The clergyman who had blessed the meal makes a small noise, as if he were swallowing a puppy.

“You see, Harriott, we found these peoples in a primitive state. Many of their practices were barbaric, and continue to be so. But they also existed in a state of innocence. The people of Otaheite, for example—we must remember with what wonder we first encountered them. They seemed both primitive but also, dare I say it,
blessed
.”

“But can we really say that of them, Sir Joseph? They sacrificed men, women, and children.”

“They did indeed, and no doubt they still do, and you go right to the heart of the matter, Harriott. They were well fed and they were healthy and yet they were implicated in the most profound evils. They fought and killed each other and in the recent past they may have eaten each other. We saw those things and they disgusted us, such that we were able, I think, to ignore their other qualities. Their innocence. Their happiness. The extraordinarily blessed circumstances in which they lived. That Island is so fertile, Harriott, that it feeds an empire.”

“How so, Sir Joseph?”

“Its breadfruit, Harriott. The breadfruit which Bligh took
to Jamaica—in a ship called, mind you this,
Providence
—and which feeds the workers there and across the West Indies. The workers who harvest the sugar which fills the coffers of the banks in this great city we sit in tonight. That breadfruit we took from Otaheite, and in return we gave them missionaries, yes. But we also gave them disease. We poisoned their island with the flux and the pox. I do wonder what Milton would have made of such a transaction.”

The room has fallen quite silent. The clergyman looks like he may pass out. Aaron Graham has a fixed smile on his face, but it is the kind of smile he would make if a duchess’s dog had appeared and starting bouncing its loins up and down on his leg. Robert Brown’s face would look carefully blank were it not for one slightly raised eyebrow.

Banks looks around at them and suddenly laughs—an explosive bark of a laugh which punctures the sudden tension in the room like a musket shot through a hot-air balloon, and the glee in his face is a miracle.

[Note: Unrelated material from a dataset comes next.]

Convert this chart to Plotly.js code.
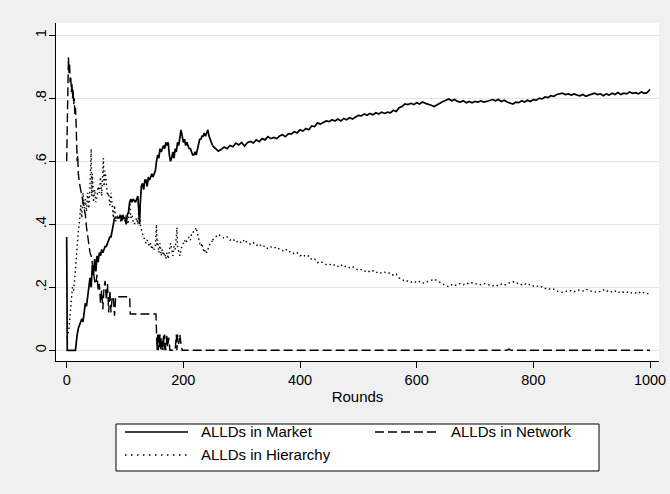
<!DOCTYPE html>
<html>
<head>
<meta charset="utf-8">
<script src="https://cdn.plot.ly/plotly-3.0.1.min.js"></script>
<style>html,body{margin:0;padding:0;background:#f0f0f0;}</style>
</head>
<body>
<div id="chart" style="width:670px;height:494px;"></div>
<script>
const FONT = '"Liberation Sans", Arial, Helvetica, sans-serif';

const seriesNames = ['ALLDs in Market', 'ALLDs in Network', 'ALLDs in Hierarchy'];
const xTickVals = [0, 200, 400, 600, 800, 1000];
const yTickVals = [0, 0.2, 0.4, 0.6, 0.8, 1];
const yTickText = ['0', '.2', '.4', '.6', '.8', '1'];
const xTitle = 'Rounds';

// ---- Market (solid) ----
const marketRoundsEarly = [
  0,1,15,16,18,20,22,24,26,28,
  30,32,34,36,38,40,42,44,46,48,
  50,52,54,56,58,60,62,64,66,68,
  70,72,74,76,78,80,82,86,90,92,
  94,96,98,100,102,104,106,108,110,112,
  114,118,120,122,124,125,126,128,130,132,
  134,136,138,140,142,144,146,148,150,152,
  154,156,158,160,162,164,166,168,170,172,
  174,176,178,180,182,184,186,188,190,192,
  194,196,198,200,202,204,206,208,210,212,
  214,216,218,220,222,224,226,228,230,232,
  234,236,238,240,242,244,246,248,250
];
const marketEarly = [
  0.36,0.00,0.00,0.02,0.05,0.07,0.08,0.09,0.10,0.09,
  0.12,0.15,0.14,0.18,0.20,0.23,0.20,0.27,0.24,0.29,
  0.25,0.30,0.28,0.31,0.30,0.32,0.31,0.32,0.33,0.33,
  0.34,0.35,0.36,0.36,0.38,0.41,0.42,0.42,0.42,0.43,
  0.41,0.43,0.42,0.42,0.40,0.43,0.44,0.47,0.48,0.47,
  0.48,0.47,0.48,0.49,0.43,0.40,0.46,0.52,0.53,0.51,
  0.54,0.54,0.52,0.55,0.54,0.55,0.56,0.55,0.56,0.57,
  0.60,0.62,0.61,0.64,0.63,0.64,0.65,0.64,0.66,0.65,
  0.66,0.62,0.60,0.61,0.63,0.61,0.64,0.63,0.66,0.65,
  0.67,0.70,0.68,0.66,0.67,0.65,0.66,0.65,0.64,0.64,
  0.63,0.62,0.62,0.63,0.62,0.64,0.66,0.67,0.67,0.68,
  0.68,0.69,0.68,0.69,0.70,0.68,0.67,0.66,0.65
];
// rounds 250, 255, ..., 1000
const lateStart = 250;
const lateStep = 5;
const marketLate = [
  0.650,0.640,0.632,0.638,0.645,0.640,0.650,0.646,0.658,0.652,
  0.660,0.648,0.660,0.663,0.658,0.668,0.662,0.672,0.668,0.678,
  0.672,0.676,0.672,0.680,0.684,0.678,0.688,0.686,0.694,0.690,
  0.700,0.696,0.704,0.700,0.712,0.710,0.722,0.718,0.724,0.728,
  0.726,0.732,0.728,0.734,0.728,0.736,0.732,0.738,0.734,0.740,
  0.746,0.744,0.750,0.746,0.752,0.748,0.754,0.750,0.756,0.752,
  0.756,0.754,0.762,0.758,0.770,0.774,0.782,0.780,0.784,0.780,
  0.786,0.782,0.788,0.784,0.782,0.778,0.774,0.780,0.786,0.790,
  0.794,0.798,0.792,0.796,0.790,0.788,0.792,0.786,0.790,0.786,
  0.790,0.788,0.792,0.788,0.790,0.792,0.796,0.792,0.796,0.790,
  0.794,0.788,0.784,0.782,0.788,0.786,0.792,0.788,0.794,0.790,
  0.796,0.794,0.800,0.798,0.804,0.802,0.808,0.806,0.812,0.814,
  0.816,0.812,0.814,0.810,0.814,0.810,0.808,0.812,0.806,0.810,
  0.812,0.816,0.812,0.814,0.808,0.814,0.810,0.816,0.812,0.818,
  0.812,0.816,0.814,0.820,0.816,0.818,0.814,0.820,0.816,0.818,
  0.828
];

// ---- Network (dashed) ----
const networkRounds = [
  0,2,3,4,5,6,7,8,9,10,
  11,12,13,14,15,16,17,18,19,20,
  22,24,26,28,30,32,34,36,38,40,
  42,44,46,48,50,52,54,56,58,60,
  62,64,66,68,70,72,74,76,78,80,
  82,84,108,109,153,154,155,156,157,158,
  159,160,161,162,164,166,167,168,170,172,
  173,175,177,186,188,189,190,192,194,196,
  198,755,758,762,1000
];
const network = [
  0.60,0.90,0.93,0.88,0.91,0.85,0.87,0.82,0.85,0.80,
  0.83,0.78,0.80,0.75,0.77,0.73,0.63,0.60,0.62,0.56,
  0.53,0.51,0.49,0.47,0.45,0.43,0.39,0.36,0.33,0.31,
  0.30,0.27,0.25,0.22,0.21,0.24,0.19,0.21,0.15,0.19,
  0.13,0.20,0.22,0.16,0.21,0.12,0.19,0.12,0.17,0.17,
  0.11,0.17,0.17,0.115,0.115,0.05,0.00,0.05,0.00,0.05,
  0.01,0.05,0.00,0.04,0.00,0.05,0.00,0.05,0.00,0.05,
  0.01,0.04,0.00,0.00,0.05,0.00,0.05,0.02,0.05,0.02,
  0.00,0.00,0.004,0.00,0.00
];

// ---- Hierarchy (dotted) ----
const hierarchyRoundsEarly = [
  0,2,4,6,8,10,12,14,16,18,
  20,22,24,26,28,30,32,34,36,38,
  40,42,43,44,46,48,50,52,54,56,
  58,60,62,63,64,66,68,70,72,74,
  76,78,80,82,84,86,88,90,92,94,
  96,98,100,102,104,106,108,110,112,114,
  116,118,120,122,124,126,128,130,132,134,
  136,138,140,142,144,146,148,150,152,154,
  155,156,158,160,162,164,166,168,170,172,
  174,176,178,180,182,184,186,188,189,190,
  192,194,196,198,200,202,204,206,208,210,
  212,214,216,218,220,222,224,226,228,230,
  232,234,236,238,240,242,244,246,248,250
];
const hierarchyEarly = [
  0.04,0.05,0.07,0.13,0.16,0.20,0.19,0.23,0.28,0.35,
  0.38,0.41,0.46,0.42,0.50,0.45,0.48,0.44,0.50,0.45,
  0.52,0.64,0.49,0.56,0.47,0.51,0.47,0.49,0.52,0.50,
  0.55,0.49,0.56,0.61,0.52,0.57,0.53,0.49,0.50,0.46,
  0.50,0.45,0.42,0.46,0.41,0.42,0.43,0.42,0.41,0.42,
  0.41,0.42,0.41,0.43,0.40,0.41,0.47,0.42,0.43,0.41,
  0.40,0.41,0.42,0.40,0.45,0.40,0.38,0.37,0.36,0.35,
  0.34,0.35,0.34,0.33,0.34,0.32,0.33,0.32,0.33,0.40,
  0.33,0.35,0.31,0.34,0.30,0.32,0.30,0.31,0.29,0.31,
  0.29,0.31,0.34,0.32,0.30,0.33,0.32,0.36,0.39,0.33,
  0.31,0.30,0.32,0.33,0.34,0.35,0.34,0.35,0.355,0.36,
  0.35,0.37,0.37,0.38,0.38,0.39,0.37,0.35,0.34,0.33,
  0.34,0.32,0.31,0.32,0.31,0.32,0.33,0.34,0.34,0.35
];
const hierarchyLate = [
  0.350,0.360,0.368,0.362,0.355,0.360,0.350,0.354,0.342,0.348,
  0.340,0.352,0.340,0.337,0.342,0.332,0.338,0.328,0.332,0.322,
  0.328,0.324,0.328,0.320,0.316,0.322,0.312,0.314,0.306,0.310,
  0.300,0.304,0.296,0.300,0.288,0.290,0.278,0.282,0.276,0.272,
  0.274,0.268,0.272,0.266,0.272,0.264,0.268,0.262,0.266,0.260,
  0.254,0.256,0.250,0.254,0.248,0.252,0.246,0.250,0.244,0.248,
  0.244,0.246,0.238,0.242,0.230,0.226,0.218,0.220,0.216,0.220,
  0.214,0.218,0.212,0.216,0.218,0.222,0.226,0.220,0.214,0.210,
  0.206,0.202,0.208,0.204,0.210,0.212,0.208,0.214,0.210,0.214,
  0.210,0.212,0.208,0.212,0.210,0.208,0.204,0.208,0.204,0.210,
  0.206,0.212,0.216,0.218,0.212,0.214,0.208,0.212,0.206,0.210,
  0.204,0.206,0.200,0.202,0.196,0.198,0.192,0.194,0.188,0.186,
  0.184,0.188,0.186,0.190,0.186,0.190,0.192,0.188,0.194,0.190,
  0.188,0.184,0.188,0.186,0.192,0.186,0.190,0.184,0.188,0.182,
  0.188,0.184,0.186,0.180,0.184,0.182,0.186,0.180,0.184,0.182,
  0.174
];

const LW = 1.4;
const LW_SOLID = 1.7;
const DASH_NET = '9px,4px';
const DASH_HIER = '1.5px,3px';

const traces = [
  {x: marketRoundsEarly, y: marketEarly, name: seriesNames[0], mode: 'lines',
   line: {color: 'black', width: LW_SOLID}, showlegend: false, hoverinfo: 'skip'},
  {x0: lateStart, dx: lateStep, y: marketLate, name: seriesNames[0], mode: 'lines',
   line: {color: 'black', width: LW_SOLID}, showlegend: false, hoverinfo: 'skip'},
  {x: networkRounds, y: network, name: seriesNames[1], mode: 'lines',
   line: {color: 'black', width: LW, dash: DASH_NET}, showlegend: false, hoverinfo: 'skip'},
  {x: hierarchyRoundsEarly, y: hierarchyEarly, name: seriesNames[2], mode: 'lines',
   line: {color: 'black', width: LW, dash: DASH_HIER}, showlegend: false, hoverinfo: 'skip'},
  {x0: lateStart, dx: lateStep, y: hierarchyLate, name: seriesNames[2], mode: 'lines',
   line: {color: 'black', width: LW, dash: DASH_HIER}, showlegend: false, hoverinfo: 'skip'}
];

// manual legend (Stata style box), paper coordinates
const lgRow1 = -0.210, lgRow2 = -0.278;
const legendShapes = [
  {type: 'rect', xref: 'paper', yref: 'paper', x0: 0.0995, x1: 0.9005, y0: -0.3254, y1: -0.1864,
   line: {color: 'black', width: 1}, fillcolor: 'white', layer: 'above'},
  {type: 'line', xref: 'paper', yref: 'paper', x0: 0.1144, x1: 0.2189, y0: lgRow1, y1: lgRow1,
   line: {color: 'black', width: LW}},
  {type: 'line', xref: 'paper', yref: 'paper', x0: 0.5290, x1: 0.6335, y0: lgRow1, y1: lgRow1,
   line: {color: 'black', width: LW, dash: DASH_NET}},
  {type: 'line', xref: 'paper', yref: 'paper', x0: 0.1144, x1: 0.2189, y0: lgRow2, y1: lgRow2,
   line: {color: 'black', width: LW, dash: '1.5px,4.5px'}}
];
const legendText = [
  {text: seriesNames[0], x: 0.2371, y: lgRow1},
  {text: seriesNames[1], x: 0.6517, y: lgRow1},
  {text: seriesNames[2], x: 0.2371, y: lgRow2}
].map(a => ({text: a.text, x: a.x, y: a.y, xref: 'paper', yref: 'paper',
  xanchor: 'left', yanchor: 'middle', showarrow: false,
  font: {family: FONT, size: 15, color: 'black'}}));

const layout = {
  width: 670, height: 494,
  margin: {l: 56, r: 11, t: 23, b: 133, pad: 0},
  paper_bgcolor: '#f0f0f0',
  plot_bgcolor: '#ffffff',
  showlegend: false,
  font: {family: FONT, size: 14.5, color: 'black'},
  xaxis: {
    range: [-18.3, 1015.4], tickvals: xTickVals, ticks: 'outside', ticklen: 6,
    tickwidth: 1, tickcolor: 'black', showline: true, linecolor: 'black', linewidth: 1,
    showgrid: false, zeroline: false, automargin: false,
    tickfont: {family: FONT, size: 14.5, color: 'black'},
    title: {text: xTitle, font: {family: FONT, size: 15, color: 'black'}, standoff: 4}
  },
  yaxis: {
    range: [-0.034, 1.039], tickvals: yTickVals, ticktext: yTickText, tickangle: -90,
    ticks: 'outside', ticklen: 6, tickwidth: 1, tickcolor: 'black',
    showline: true, linecolor: 'black', linewidth: 1, ticklabelstandoff: -3,
    showgrid: true, gridcolor: '#e4e4e4', gridwidth: 1, zeroline: false, automargin: false,
    tickfont: {family: FONT, size: 14.5, color: 'black'}
  },
  shapes: legendShapes,
  annotations: legendText
};

Plotly.newPlot('chart', traces, layout, {displayModeBar: false, staticPlot: true});
</script>
</body>
</html>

“Look at them, my dear Harriott! Look at their shocked faces! The President of the Royal Society has just questioned the beneficence of England’s gifts! Look at Abbot! My dear sir, fear not. I am no apostate. We are English, gentlemen. We are members of the finest and longest-standing group of natural philosophers on God’s earth. We wake every day and we advance human understanding. All God’s people, from my Lord Liverpool to the meanest aboriginal savage in New South Wales, benefit from that work. Be proud, gentlemen! Be ecstatic! We are doing God’s work!”